Many cruisers, many of them already retired, are dependent for their cruising income upon the performance of their 401Ks or similar vehicles. Our retirement income, on the other hand, is almost entirely my small German pension. We can live on that because we learned to live on even less for a few years after paid work ended and before the pension began. We have already been through the shrinking process that many, many people, both retired and working have painfully yet to undergo.

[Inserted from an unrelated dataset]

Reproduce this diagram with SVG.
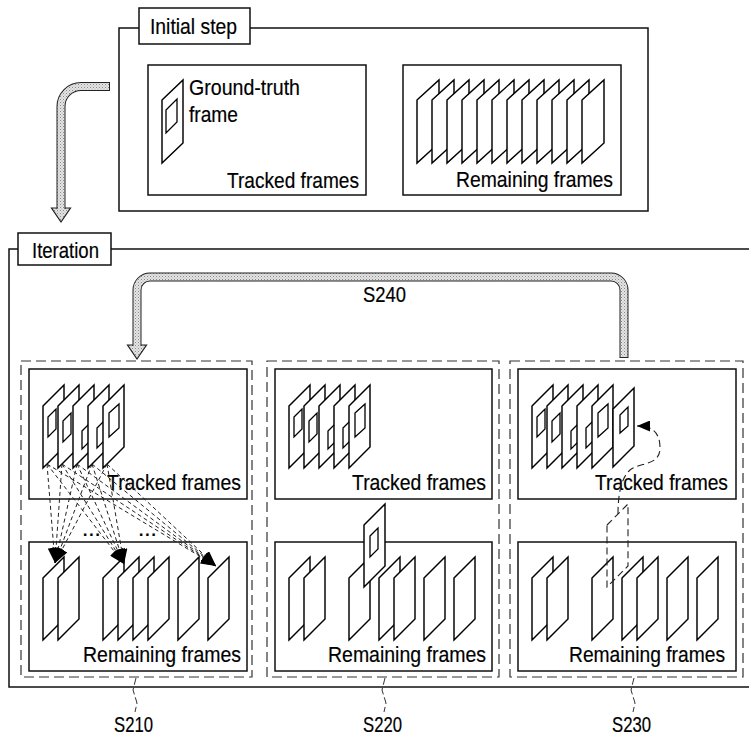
<svg xmlns="http://www.w3.org/2000/svg" xmlns:xlink="http://www.w3.org/1999/xlink" width="749" height="740" viewBox="0 0 749 740">
<style>
.bx{fill:#fff;stroke:#111;stroke-width:1.5}
.ob{fill:none;stroke:#111;stroke-width:1.5}
.db{fill:none;stroke:#333;stroke-width:1.2;stroke-dasharray:10 5}
.fr{fill:#fff;stroke:#000;stroke-width:1.45;stroke-linejoin:miter}
.in{fill:#fff;stroke:#000;stroke-width:1.3}
.t{font-family:"Liberation Sans Narrow","Liberation Sans",Arial,sans-serif;font-size:22.5px;fill:#000;stroke:#000;stroke-width:0.2}
.tb{fill:none;stroke:#222;stroke-width:9}
.tp{fill:none;stroke:url(#dots);stroke-width:7}
.ah{fill:url(#dots);stroke:#222;stroke-width:1.2;stroke-linejoin:miter}
.dl{fill:none;stroke:#222;stroke-width:1;stroke-dasharray:4 3}
.ld{fill:none;stroke:#333;stroke-width:1;stroke-dasharray:7 3}
</style>
<defs>
<pattern id="dots" width="3" height="3" patternUnits="userSpaceOnUse">
<rect width="3" height="3" fill="#e4e4e4"/>
<rect width="1" height="1" fill="#8a8a8a"/>
<rect x="1.5" y="1.5" width="1" height="1" fill="#a8a8a8"/>
</pattern>
<marker id="ar" viewBox="0 0 15 12" refX="15" refY="6" markerWidth="15" markerHeight="12" markerUnits="userSpaceOnUse" orient="auto">
<path d="M0,0 L15,6 L0,12 z" fill="#000"/>
</marker>
<marker id="ar2" viewBox="0 0 13 11" refX="13" refY="5.5" markerWidth="13" markerHeight="11" markerUnits="userSpaceOnUse" orient="auto">
<path d="M0,0 L13,5.5 L0,11 z" fill="#000"/>
</marker>
<polygon id="pf" class="fr" points="0,21 21,0 21,62 0,83"/>
<g id="trk">
<use xlink:href="#pf" x="0"/><polygon class="in" points="5,32 13,24 13,44 5,52"/>
<use xlink:href="#pf" x="15"/><polygon class="in" points="20,36 28,28 28,49 20,57"/>
<use xlink:href="#pf" x="30"/><polygon class="in" points="39,46 47,38 47,56 39,64"/>
<use xlink:href="#pf" x="45"/><polygon class="in" points="54,43 62,35 62,55 54,63"/>
<use xlink:href="#pf" x="60"/><polygon class="in" points="66,28 76,19 76,43 66,52"/>
</g>
</defs>

<g id="initial-step">
<rect class="ob" x="119" y="28" width="529" height="183"/>
<rect class="bx" x="139" y="8" width="111" height="36"/>
<text class="t" x="150" y="34" font-size="21.5" textLength="87" lengthAdjust="spacingAndGlyphs">Initial step</text>
</g>

<g id="initial-tracked">
<rect class="bx" x="148" y="65" width="218" height="130"/>
<polygon class="fr" points="162,100 183,80 183,143 162,163"/>
<polygon class="in" points="166,110 177,99 177,122 166,133"/>
<text class="t" x="189" y="95" textLength="111" lengthAdjust="spacingAndGlyphs">Ground-truth</text>
<text class="t" x="189" y="122" textLength="49" lengthAdjust="spacingAndGlyphs">frame</text>
<text class="t" x="227" y="188" textLength="132" lengthAdjust="spacingAndGlyphs">Tracked frames</text>
</g>

<g id="initial-remaining">
<rect class="bx" x="403" y="65" width="218" height="130"/>
<g transform="translate(417,80)">
<polygon class="fr" points="0,20 22,0 22,63 0,83"/>
<polygon class="fr" points="15,20 37,0 37,63 15,83"/>
<polygon class="fr" points="30,20 52,0 52,63 30,83"/>
<polygon class="fr" points="45,20 67,0 67,63 45,83"/>
<polygon class="fr" points="60,20 82,0 82,63 60,83"/>
<polygon class="fr" points="75,20 97,0 97,63 75,83"/>
<polygon class="fr" points="90,20 112,0 112,63 90,83"/>
<polygon class="fr" points="105,20 127,0 127,63 105,83"/>
<polygon class="fr" points="120,20 142,0 142,63 120,83"/>
<polygon class="fr" points="135,20 157,0 157,63 135,83"/>
<polygon class="fr" points="150,20 172,0 172,63 150,83"/>
<polygon class="fr" points="165,20 187,0 187,63 165,83"/>
</g>
<text class="t" x="456" y="187" textLength="157" lengthAdjust="spacingAndGlyphs">Remaining frames</text>
</g>

<g id="iteration">
<path class="ob" d="M749,249 H9 V687 H749" stroke-width="1.8"/>
<rect class="bx" x="18" y="233" width="93" height="32"/>
<text class="t" x="32" y="258" font-size="21.5" textLength="67" lengthAdjust="spacingAndGlyphs">Iteration</text>
</g>

<g id="s210">
<rect class="db" x="21" y="361" width="231" height="316"/>
<rect class="bx" x="29" y="369" width="218" height="130"/>
<use xlink:href="#trk" x="43" y="385"/>
<text class="t" x="107" y="490" textLength="134" lengthAdjust="spacingAndGlyphs">Tracked frames</text>
<rect class="bx" x="29" y="542" width="218" height="129"/>
<g transform="translate(0,557)">
<use xlink:href="#pf" x="43"/><use xlink:href="#pf" x="58"/>
<use xlink:href="#pf" x="103"/><use xlink:href="#pf" x="118"/><use xlink:href="#pf" x="133"/><use xlink:href="#pf" x="148"/>
<use xlink:href="#pf" x="178"/><use xlink:href="#pf" x="208"/>
</g>
<text class="t" x="83" y="662" textLength="158" lengthAdjust="spacingAndGlyphs">Remaining frames</text>
<text class="t" x="82" y="536" font-size="20">...</text>
<text class="t" x="138" y="536" font-size="20">...</text>
</g>

<g id="s220">
<rect class="db" x="267" y="361" width="232" height="316"/>
<rect class="bx" x="275" y="369" width="217" height="130"/>
<use xlink:href="#trk" x="289" y="385"/>
<text class="t" x="352" y="490" textLength="134" lengthAdjust="spacingAndGlyphs">Tracked frames</text>
<rect class="bx" x="275" y="542" width="217" height="129"/>
<g transform="translate(0,557)">
<use xlink:href="#pf" x="289"/><use xlink:href="#pf" x="304"/>
<use xlink:href="#pf" x="349"/><use xlink:href="#pf" x="379"/><use xlink:href="#pf" x="394"/>
<use xlink:href="#pf" x="424"/><use xlink:href="#pf" x="454"/>
</g>
<polygon class="fr" points="364,525 385,504 385,566 364,587"/>
<polygon class="in" points="370,536 378,528 378,549 370,557"/>
<text class="t" x="328" y="662" textLength="158" lengthAdjust="spacingAndGlyphs">Remaining frames</text>
</g>

<g id="s230">
<rect class="db" x="510" y="361" width="233" height="316"/>
<rect class="bx" x="518" y="369" width="218" height="130"/>
<use xlink:href="#trk" x="532" y="385"/>
<polygon class="fr" points="613,409 634,388 634,446 613,467"/>
<polygon class="in" points="620,415 628,407 628,426 620,433"/>
<text class="t" x="595" y="490" textLength="133" lengthAdjust="spacingAndGlyphs">Tracked frames</text>
<rect class="bx" x="518" y="542" width="218" height="129"/>
<g transform="translate(0,557)">
<use xlink:href="#pf" x="532"/><use xlink:href="#pf" x="547"/>
<use xlink:href="#pf" x="592"/>
</g>
<polygon points="607,525 628,504 628,566 607,587" fill="none" stroke="#222" stroke-width="1.1" stroke-dasharray="7 4"/>
<g transform="translate(0,557)">
<use xlink:href="#pf" x="622"/><use xlink:href="#pf" x="637"/>
<use xlink:href="#pf" x="667"/><use xlink:href="#pf" x="697"/>
</g>
<text class="t" x="569" y="662" textLength="156" lengthAdjust="spacingAndGlyphs">Remaining frames</text>
</g>

<g id="labels">
<text class="t" x="363" y="302" textLength="43" lengthAdjust="spacingAndGlyphs">S240</text>
<text class="t" x="114" y="732" textLength="39" lengthAdjust="spacingAndGlyphs">S210</text>
<text class="t" x="363" y="732" textLength="39" lengthAdjust="spacingAndGlyphs">S220</text>
<text class="t" x="612" y="732" textLength="39" lengthAdjust="spacingAndGlyphs">S230</text>
</g>

<g id="connectors">
<polygon class="ah" points="51.5,208 70.5,208 61,222"/>
<path class="tb" d="M110,86.5 H81 A20,20 0 0 0 61,106.5 V209"/>
<path class="tp" d="M109,86.5 H81 A20,20 0 0 0 61,106.5 V209"/>

<polygon class="ah" points="127.5,345 146.5,345 137,359"/>
<path class="tb" d="M137,346 V290 A13,13 0 0 1 150,277 H611 A13,13 0 0 1 624,290 V358"/>
<path class="tp" d="M137,346 V290 A13,13 0 0 1 150,277 H611 A13,13 0 0 1 624,290 V357"/>

<g marker-end="url(#ar)">
<path class="dl" d="M47,464 L55,563"/>
<path class="dl" d="M62,464 L55,563"/>
<path class="dl" d="M77,464 L55,563"/>
<path class="dl" d="M92,464 L55,563"/>
<path class="dl" d="M107,464 L55,563"/>
<path class="dl" d="M47,464 L124,564"/>
<path class="dl" d="M62,464 L124,564"/>
<path class="dl" d="M77,464 L124,564"/>
<path class="dl" d="M92,464 L124,564"/>
<path class="dl" d="M107,464 L124,564"/>
<path class="dl" d="M47,464 L216,566"/>
<path class="dl" d="M62,464 L216,566"/>
<path class="dl" d="M77,464 L216,566"/>
<path class="dl" d="M92,464 L216,566"/>
<path class="dl" d="M107,464 L216,566"/>
</g>

<path d="M618,514 C618,495 621,478 630,470 C640,462 660,466 660,448 C660,432 652,426 637,426" fill="none" stroke="#222" stroke-width="1.1" stroke-dasharray="7 4" marker-end="url(#ar2)"/>

<path class="ld" d="M136,678 L133,690 L137,703 L135,712"/>
<path class="ld" d="M385,678 L382,690 L386,703 L384,712"/>
<path class="ld" d="M634,678 L631,690 L635,703 L633,712"/>
</g>
</svg>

A state-backed pension should be fairly reliable for the moment. I expect, however, a huge amount of inflation in the years ahead because of the money-printing that is now beginning in earnest – so far mainly in the USA because, without jacking up the risk premium, it can't flog its government bonds to the Chinese, the Saudis and the Venezuelans any more and, if it were indeed possible, such government borrowing would crowd out any corporate issuers who might one day in the future need money for an economic resurgence. Hence the roar of the printing presses. The German pension is indexed, thank goodness. But, if mega-inflation arrives, that might not really help: first, the cost-of-living adjustment is always after the fact and therfore not much help in runaway inflatin; second, pensions and unemployment benefits tend to be finagled politically when the need for them is greatest. The unemployed and other economically-weakened citizens will have been made nearly voiceless, whilst those still in work and paying taxes, or those watching their inherited wealth shrink will object to “helping” the bouches inutiles – the retired, the sick, the unemployed, conveniently forgetting that the retired “paid” in advance for a pension, the sick for healthcare and the unemployed for benefits. Include Social Security in your evening prayers!